Молодых врачей-ординаторов нового времени швейцар глубоко презирал и упорно титуловал «фельдшерами», на которых некоторые и в самом деле походили; на врачей-женщин он откровенно фыркал. Елочке имел обыкновение кланяться, перенося на нее частицу уважения, выпавшего на долю ее дяди, а также зная, что она из славной стаи прежних «милосердных». Их объединяла притом угадываемая ими друг в друге непримиримая ненависть к существующему строю. Швейцар стоял обычно не у наружной двери, а у внутренней лестницы близ лифта, бездействующего со дня великой революции, как и все лифты в городе.
– Пожалуйте, Елизавета Георгиевна! – сказал он теперь,- Дяденька ваш уже ушли недавно. Наказали передать вам, чтобы вы к им обедать завтра пожаловали». И снимая с Елочки пальто, прибавил: – Зять из Москвы вечор воротился; рассказывал, что Страстный монастырь и Красные ворота вовсе снесли, Сухареву башню и Иверскую Матушку тоже срыли, а в Кремль не токмо что не пущают, а у ворот караулы стоят, и по Красной площади милиция шмыгает -спокойно не пройдешь.
Елочка оглянулась и прижала палец к губам, но швейцар не пожелал снизить голоса:
– А я не боюсь! Меня и то моя старуха донимает: я, говорит, домой спешу и слышу через открытую форточку, как ты в комнате советскую власть ругаешь. Голос больно у тебя зычный, говорит, и уж будет нам от твоего голоса беда неминучая. А я так полагаю, что это все в руках Господних.

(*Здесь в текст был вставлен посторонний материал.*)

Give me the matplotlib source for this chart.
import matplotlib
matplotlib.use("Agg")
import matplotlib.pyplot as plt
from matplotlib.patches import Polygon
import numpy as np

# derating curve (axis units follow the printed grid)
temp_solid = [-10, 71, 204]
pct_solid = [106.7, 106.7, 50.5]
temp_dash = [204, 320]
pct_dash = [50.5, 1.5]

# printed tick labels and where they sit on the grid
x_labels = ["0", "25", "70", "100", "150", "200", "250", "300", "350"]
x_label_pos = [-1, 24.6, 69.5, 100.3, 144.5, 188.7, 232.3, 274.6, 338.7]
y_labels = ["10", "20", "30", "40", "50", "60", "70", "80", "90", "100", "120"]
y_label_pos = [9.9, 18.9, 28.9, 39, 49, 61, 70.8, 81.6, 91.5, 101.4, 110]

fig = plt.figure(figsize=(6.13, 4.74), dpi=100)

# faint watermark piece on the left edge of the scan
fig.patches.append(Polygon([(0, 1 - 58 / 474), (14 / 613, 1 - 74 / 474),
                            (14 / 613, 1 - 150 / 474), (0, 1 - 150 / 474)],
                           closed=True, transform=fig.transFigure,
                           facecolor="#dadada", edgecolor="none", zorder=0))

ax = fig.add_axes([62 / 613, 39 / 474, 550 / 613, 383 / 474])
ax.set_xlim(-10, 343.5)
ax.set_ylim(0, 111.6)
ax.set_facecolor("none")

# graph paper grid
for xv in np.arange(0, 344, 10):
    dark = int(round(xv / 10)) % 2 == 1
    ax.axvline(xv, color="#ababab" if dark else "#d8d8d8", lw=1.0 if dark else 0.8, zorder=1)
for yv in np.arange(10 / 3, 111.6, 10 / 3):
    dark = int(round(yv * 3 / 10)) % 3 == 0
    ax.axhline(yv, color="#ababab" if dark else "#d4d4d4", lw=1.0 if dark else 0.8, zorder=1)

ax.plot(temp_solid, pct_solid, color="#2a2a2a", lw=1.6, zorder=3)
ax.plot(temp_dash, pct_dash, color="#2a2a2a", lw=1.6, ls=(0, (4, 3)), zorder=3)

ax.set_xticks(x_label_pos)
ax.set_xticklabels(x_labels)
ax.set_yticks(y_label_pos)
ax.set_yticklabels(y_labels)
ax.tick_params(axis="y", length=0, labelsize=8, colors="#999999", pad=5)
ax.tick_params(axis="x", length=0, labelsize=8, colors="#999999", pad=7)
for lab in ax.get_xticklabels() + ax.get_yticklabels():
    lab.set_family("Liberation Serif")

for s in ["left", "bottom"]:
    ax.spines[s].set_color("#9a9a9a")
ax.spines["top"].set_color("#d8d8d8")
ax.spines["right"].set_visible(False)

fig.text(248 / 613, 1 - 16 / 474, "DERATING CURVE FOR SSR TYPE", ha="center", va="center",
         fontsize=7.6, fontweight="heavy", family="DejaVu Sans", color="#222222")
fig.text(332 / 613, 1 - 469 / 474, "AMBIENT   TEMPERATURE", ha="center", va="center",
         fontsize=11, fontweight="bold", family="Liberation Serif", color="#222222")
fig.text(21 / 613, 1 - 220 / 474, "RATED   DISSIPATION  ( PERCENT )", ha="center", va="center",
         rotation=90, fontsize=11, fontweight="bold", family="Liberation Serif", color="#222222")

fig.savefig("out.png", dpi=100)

– Вы молодец, Орефий Михайлович, побольше бы таких, как вы, – сказала Елочка и подумала: «Завтра же у дяди переговорю по поводу Лели».

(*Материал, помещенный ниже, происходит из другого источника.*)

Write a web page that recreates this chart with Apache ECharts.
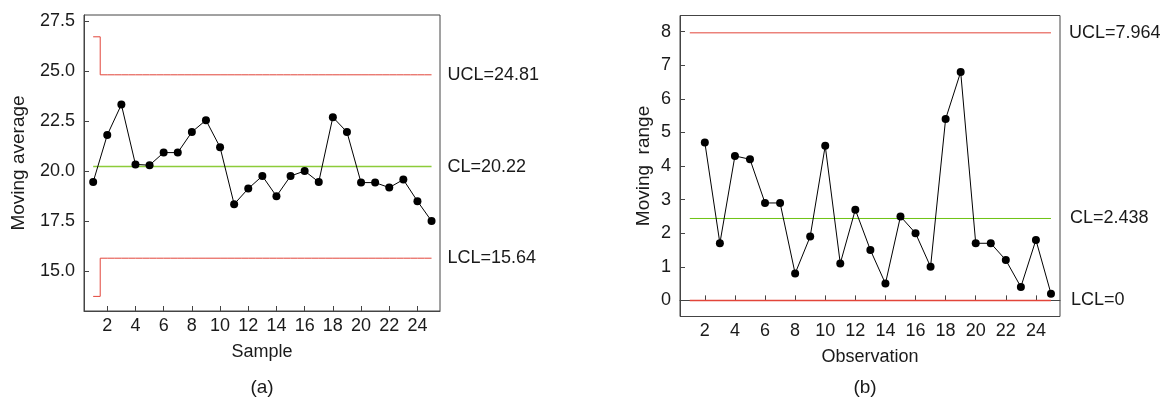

Ходатайство ее увенчалось успехом. Хирург обещал не откладывая поговорить с рентгенологом. Елочка тотчас побежала сообщить радостную весть, но в нескольких шагах от подъезда Бологовских ей мелькнуло свежее личико и кокетливая шляпка, увенчанная esprit; старенькое пальто не вносило диссонанса, оно усиливало интерес.
Девушка обернулась. С ней был долговязый молодой человек, который тотчас потянул руку к фуражке.